Michael Köhlmeier:
- Spielplatz der Helden. Piper, München 1988, ISBN 3-492-21298-0.
- Michael Köhlmeier – Wikipedia
- Der Porsche kommt. In: Der Spiegel. Nr. 13, 1984 (online)
In einer umfassenden kurzen Auszeit der letzten Wochen lese ich ein Buch. Michael Köhlmeier, Spielplatz der Helden, 1988: einer seiner ersten Romane. In der Nachbereitung dieser Lektüre wird mir erst klar, wie viel dieser Autor * 1949 geschrieben hat, wo er politisch und wie sich geäußert hat, und ob er oder das Buch über die Antarktis, Südtirol und eine Beziehungsgeschichte mich stärker für Autor interessiert. Es kann der Umstand der Auszeit sein, der mich tiefer in das Buch hat einsteigen lassen, und jetzt, hier, folgt keine literarische Kritik. Ich kannte ein paar wenige Bücher des Autors, wusste um seine endlose Preis- und Ehrungsliste so wenig wie seine politischen Positionen. Fragt mich jemand nach Autor und Buch, nenne ich ihn einen guten Schriftsteller, wobei gut nicht auf- oder abwertend ist, sondern eben gut, anders als sehr gut oder ganz gut oder schlecht. Ausgangspunkt für das Romanthema war eine Grünlandexpedition von drei Südtirolern. 1983 wurde Robert Peroni „…international bekannt durch die Erstdurchquerung des grönländischen Inlandseises an seiner breitesten Stelle. Diese Nordtransversale unternahm er 1983 gemeinsam mit den Südtirolern Pepi Schrott und Wolfgang Thomaseth. Die 88 Tage währende Expedition unter extremsten Bedingungen ist auch Gegenstand seines Buches „Der weiße Horizont“. Die 1400 km lange, lebensgefährliche Durchquerung Grönlands wurde ohne Hilfsmittel und Versorgungsdepots durchgeführt“.[ Köhlmeier hat die Expedition bewundert, das Buch ist den drei Expeditionsteilnehmern gewidmet, allerdings mit anderen, erfundenen Personen. Das habe ich alles erst im Nachhinein genauer durchleuchtet, das Buch hat mich über die Zeit gebracht.

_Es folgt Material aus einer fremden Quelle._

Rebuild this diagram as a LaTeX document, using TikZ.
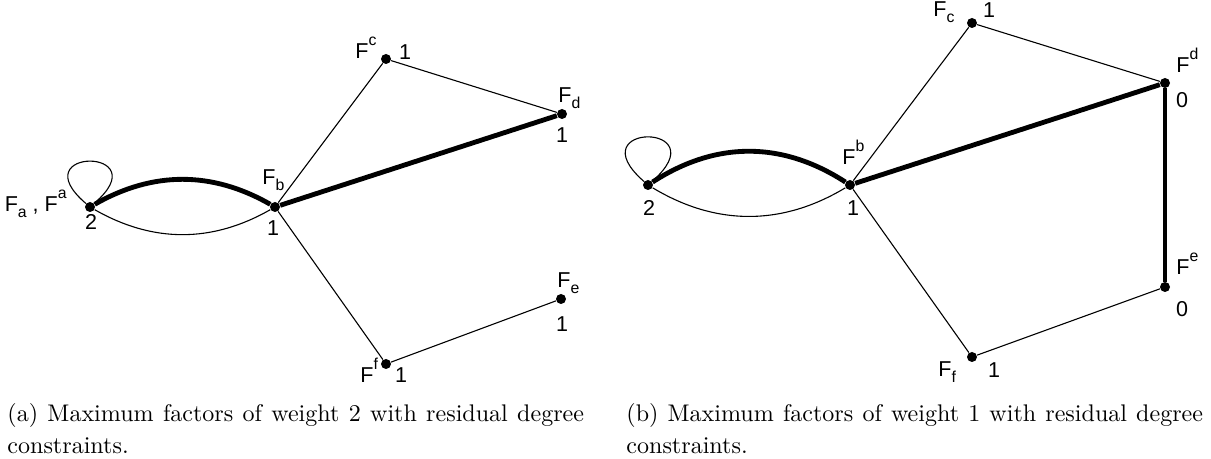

Da nun keine literarische Kritik folgt, also keine eigentliche Rezension, ist es vielleicht nur eine Überlegung in einem ungewöhnlichen Zustand, und ein Abschluss mit einem zweiten Buchhinweis, zu Adalbert Stifter, den man vielleicht hier nicht erwartet hätte, und der mich am Ende dieser Lektürephase, sehr beschäftigt hat.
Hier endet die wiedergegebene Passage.